Обстоятельства мне благоприятствовали. Когда мы в 1954 году переехали на улицу Правды, меня определили в ближайшую от дома 220-ю школу. Она считалась плебейской, рабоче-крестьянской – в отличие от 210-й, над которой шефствовал комбинат «Правда». Все знакомые отца недоумевали, почему я учусь не в ней. В результате в пятый класс я пошел уже в 210-ю. И сразу оказался среди чуть ли не золотой молодежи – такой же информированной и с теми же интересами, что и я. Отныне я узнавал о разных волнительных вещах не только от отца и его окружения, но и от своих одноклассников. Более того – я стал сам просвещать отца в смысле новейших фишек.
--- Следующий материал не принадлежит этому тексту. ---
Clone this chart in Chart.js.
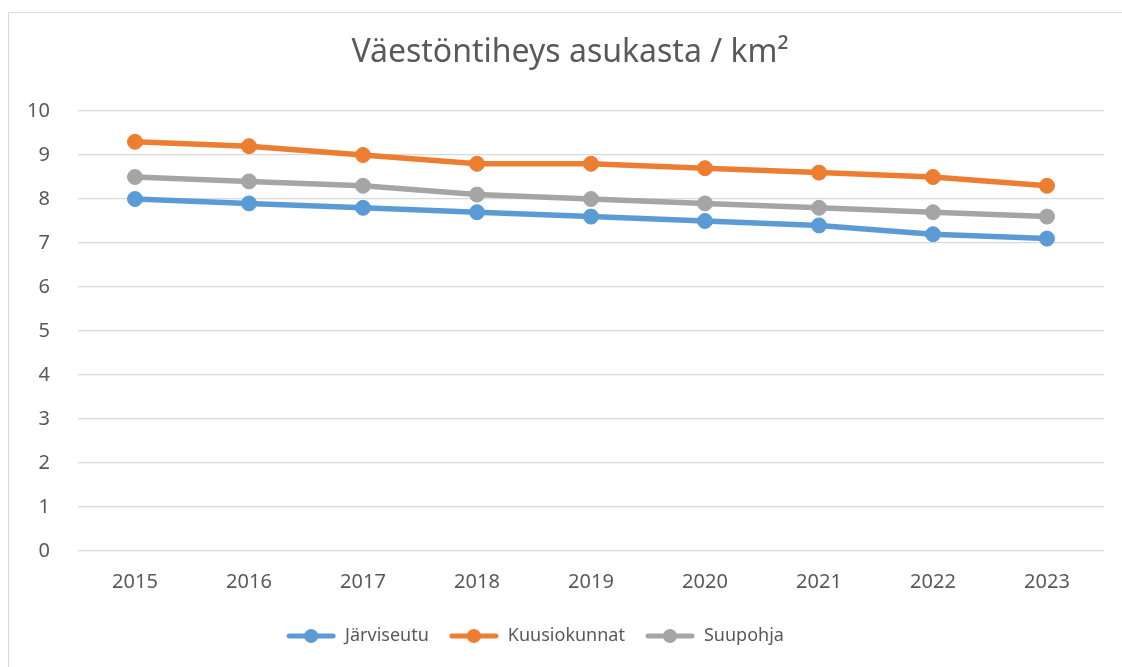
<!DOCTYPE html>
<html><head><meta charset="utf-8">
<script src="https://cdn.jsdelivr.net/npm/chart.js@4"></script>
<style>
html,body{margin:0;padding:0;background:#fff;overflow:hidden;width:1122px;height:667px}
#frame{position:absolute;left:8px;top:12px;width:1200px;height:800px;border:1px solid #d9d9d9;box-sizing:border-box}
#wrap{position:absolute;left:0;top:0;width:1122px;height:667px}
</style></head><body>
<div id="frame"></div>
<div id="wrap"><canvas id="c" width="1122" height="667"></canvas></div>
<script>
const categories = ['2015','2016','2017','2018','2019','2020','2021','2022','2023'];
const jarviseutu = [8.0, 7.9, 7.8, 7.7, 7.6, 7.5, 7.4, 7.2, 7.1];
const kuusiokunnat = [9.3, 9.2, 9.0, 8.8, 8.8, 8.7, 8.6, 8.5, 8.3];
const suupohja = [8.5, 8.4, 8.3, 8.1, 8.0, 7.9, 7.8, 7.7, 7.6];
const seriesNames = ['Järviseutu','Kuusiokunnat','Suupohja'];
const titleText = 'Väestöntiheys asukasta / km²';

const colors = ['#5B9BD5','#ED7D31','#A5A5A5'];
const FONT = '"Noto Sans", "Open Sans", sans-serif';

function legendIcon(color){
  const c = document.createElement('canvas');
  c.width = 50; c.height = 16;
  const g = c.getContext('2d');
  g.strokeStyle = color; g.lineWidth = 5; g.lineCap = 'round';
  g.beginPath(); g.moveTo(3,8); g.lineTo(47,8); g.stroke();
  g.fillStyle = color;
  g.beginPath(); g.arc(25,8,7,0,Math.PI*2); g.fill();
  return c;
}

const data = [jarviseutu, kuusiokunnat, suupohja];
const datasets = data.map((d,i)=>({
  label: seriesNames[i],
  data: d,
  borderColor: colors[i],
  backgroundColor: colors[i],
  borderWidth: 5.5,
  pointRadius: 7.5,
  pointBorderWidth: 1,
  pointBackgroundColor: colors[i],
  pointBorderColor: colors[i],
  pointStyle: 'circle',
  tension: 0,
  fill: false
}));
const icons = colors.map(legendIcon);

const shiftBoxes = {
  id: 'shiftBoxes',
  afterLayout(chart){
    if (chart.titleBlock) { chart.titleBlock.left = 36; chart.titleBlock.right = 1104; }
    if (chart.legend) { chart.legend.left = 8; chart.legend.right = 1062; }
  }
};

new Chart(document.getElementById('c'), {
  type: 'line',
  data: { labels: categories, datasets },
  plugins: [shiftBoxes],
  options: {
    responsive: false,
    animation: false,
    devicePixelRatio: 1,
    layout: { padding: { left: 8, right: 18, top: 12, bottom: 12 } },
    plugins: {
      title: {
        display: true, text: titleText, color: '#595959',
        font: { family: FONT, size: 32, weight: 'normal', lineHeight: 1.2 },
        padding: { top: 22, bottom: 38.6 }
      },
      legend: {
        position: 'bottom',
        labels: {
          color: '#595959',
          font: { family: FONT, size: 18 },
          usePointStyle: true,
          pointStyleWidth: 50,
          boxHeight: 16,
          padding: 20,
          generateLabels(chart){
            return chart.data.datasets.map((ds,i)=>({
              text: ds.label, fillStyle: colors[i], strokeStyle: colors[i],
              pointStyle: icons[i], datasetIndex: i, hidden: false, lineWidth: 0,
              fontColor: '#595959'
            }));
          }
        }
      },
      tooltip: { enabled: false }
    },
    scales: {
      x: {
        offset: true,
        grid: { display: false, drawTicks: false },
        border: { display: false },
        ticks: { color: '#595959', font: { family: FONT, size: 20 }, padding: 19, maxRotation: 0 },
        afterFit(s){ s.height = 56; }
      },
      y: {
        min: 0, max: 10,
        grid: { color: '#d9d9d9', lineWidth: 1.3, drawTicks: false },
        border: { display: false },
        ticks: { stepSize: 1, color: '#595959', font: { family: FONT, size: 20 }, padding: 28 },
        afterFit(s){ s.width = 70; }
      }
    }
  }
});
</script>
</body></html>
Я подружился со своей учительницей русского языка и литературы Юлией Александровной Волковой. Ей было под шестьдесят. Худющая, высокая, в изысканном примодненном прикиде, она выглядела как иностранка. У нее была кличка Вобла. И все ее так за глаза и называли. Вот уж кто был классической фрондеркой-шестидесятницей. К советским учебникам она относилась с пренебрежением, что всячески подчеркивала. Любимым ее занятием было заставлять нас писать изложения по текстам молодых писателей новой волны – типа Казакова и Гладилина, а то и Сэлинджера, а чаще всего по какой-нибудь статье из очередного номера журнала «Курьер ЮНЕСКО» – об Алене Бомбаре, Име Сумак или Радже Капуре. Урок начинался с того, что она читала вслух и потом просила письменно изложить услышанное. На следующий день она разбирала наши грамматические ошибки и тем самым учила правилам правописания. Одновременно она расцвечивала историю разными подробностями, которые расширяли наш кругозор. Благодаря таким наставникам как Юлия Александровна мы чувствовали себя участниками событий, происходящих в большом мире.